The Company was founded in 1947 when it first introduced residential aluminum siding under the Alside® name and is a leading, vertically integrated manufacturer and distributor of exterior residential building products in the United States and Canada. The Company produces a comprehensive offering of exterior building products, including vinyl windows, vinyl siding, aluminum trim coil and aluminum and steel siding and accessories, which are produced at the Company’s 11 manufacturing facilities. The Company distributes these products direct to 275 independent distributors and dealers and through its 121 company-operated supply centers. The Company also sells complementary products that are manufactured by third parties, such as roofing materials, insulation, exterior doors, vinyl siding in a shake and scallop design and installation equipment and tools, which are largely distributed through the company-operated supply centers. Because most of the Company’s building products are intended for exterior use, the Company’s sales and operating profits tend to be lower during periods of inclement weather. Therefore, the results of operations for any interim period are not necessarily indicative of the results of operations for a full year.
Certain items previously reported in specific financial statement captions have been reclassified to conform to the fiscal 2012 presentation.
Recent Accounting Pronouncements
In July 2012, the Financial Accounting Standards Board (“FASB”) issued Accounting Standards Update ("ASU") No. 2012-02, Intangibles - Goodwill and Other (Topic 350): Testing Indefinite-Lived Intangible Assets for Impairment (“ASU 2012-02”). ASU 2012-02 permits an entity first to assess qualitative factors to determine whether it is more likely than not that an indefinite-lived intangible asset is impaired. If an entity determines that it is not more likely than not that the asset is impaired, the entity will have the option not to calculate annually the fair value of an indefinite-lived intangible asset. The more-likely-than-not threshold is defined as having a likelihood of more than 50 percent. ASC 2012-02 is effective for annual and interim impairment tests performed for fiscal years beginning after September 15, 2012, with early adoption permitted. The Company does not believe that the adoption of the provisions of ASU 2012-02 will have an impact on its consolidated financial position, results of operations or cash flows.

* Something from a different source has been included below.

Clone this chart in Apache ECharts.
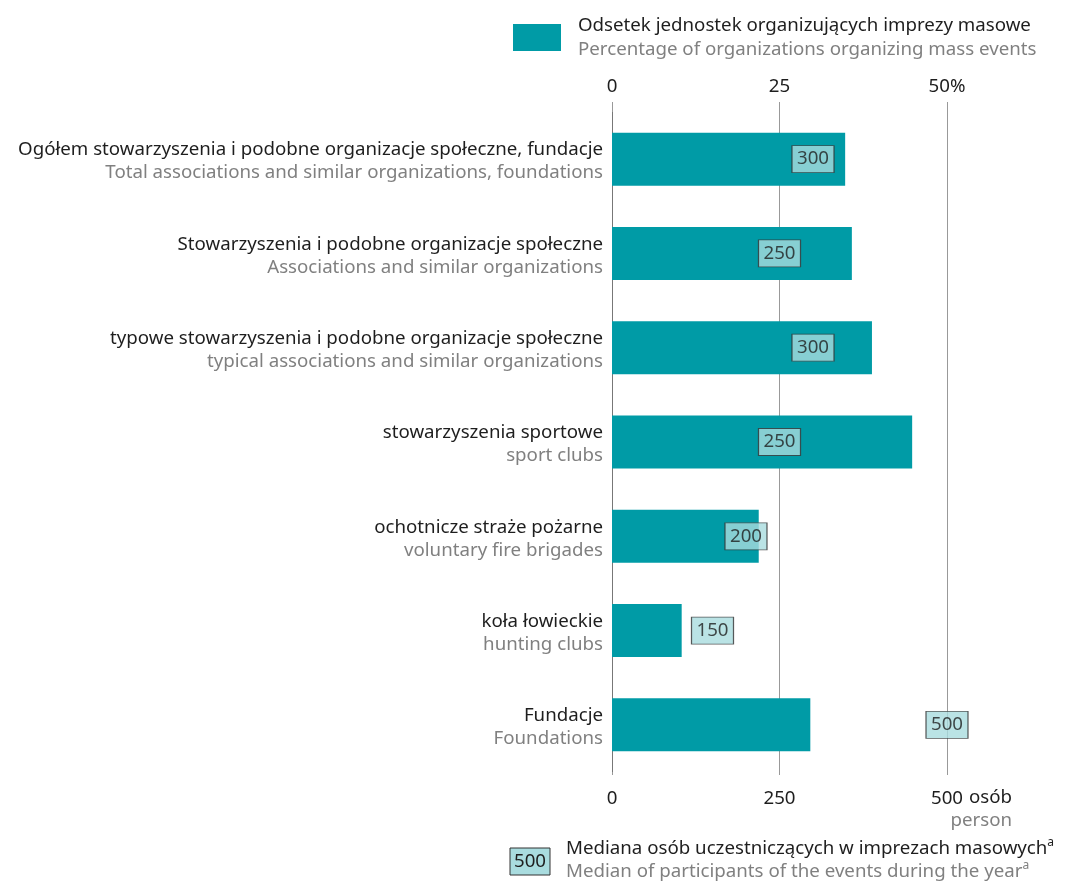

In September 2011, the FASB issued ASU No. 2011-08, Intangibles — Goodwill and Other (Topic 350): Testing Goodwill for Impairment (“ASU 2011-08”). ASU 2011-08 provides the option to first assess qualitative factors to determine whether the existence of events or circumstance leads to the determination that it is more likely than not that the fair value of a reporting unit is less than its carrying amount. If the entity determines it is not more likely than not that the fair value is less than the carrying amount, then performing the two-step impairment test is unnecessary. However, if the entity concludes otherwise, it is required to perform the first step of the two-step impairment test. The amendments are effective for annual and interim goodwill impairment tests performed for fiscal years beginning after December 15, 2011, with early adoption permitted. Adoption of the provisions of ASU 2011-08 on January 1, 2012 did not have an impact on the Company’s consolidated financial position, results of operations or cash flows.
In June 2011, the FASB issued ASU No. 2011-05, Presentation of Comprehensive Income (“ASU 2011-05”). ASU 2011-05 eliminates the option to report other comprehensive income and its components in the statement of changes in stockholders’ equity and requires an entity to present the total of comprehensive income, the components of net income and the components of other comprehensive income either in a single continuous statement or in two separate but consecutive statements. In December 2011, the FASB issued ASU No. 2011-12, Comprehensive Income — Deferral of the Effective Date for Amendments to the Presentation of Reclassifications of Items Out of Accumulated Other Comprehensive Income in ASU 2011-05 (“ASU 2011-12”), to defer the effective date of the specific requirement to present items that are reclassified out of accumulated other comprehensive income to net income alongside their respective components of net income and other comprehensive income. All other provisions of this pronouncement, which are to be applied retrospectively, are effective for fiscal years, and interim periods within those years, beginning after December 15, 2011. ASU 2011-05 and ASU 2011-12 concern presentation and disclosure only. Adoption of ASU 2011-05 and ASU 2011-12 on January 1, 2012 did not have an impact on the Company’s consolidated financial position, results of operations or cash flows.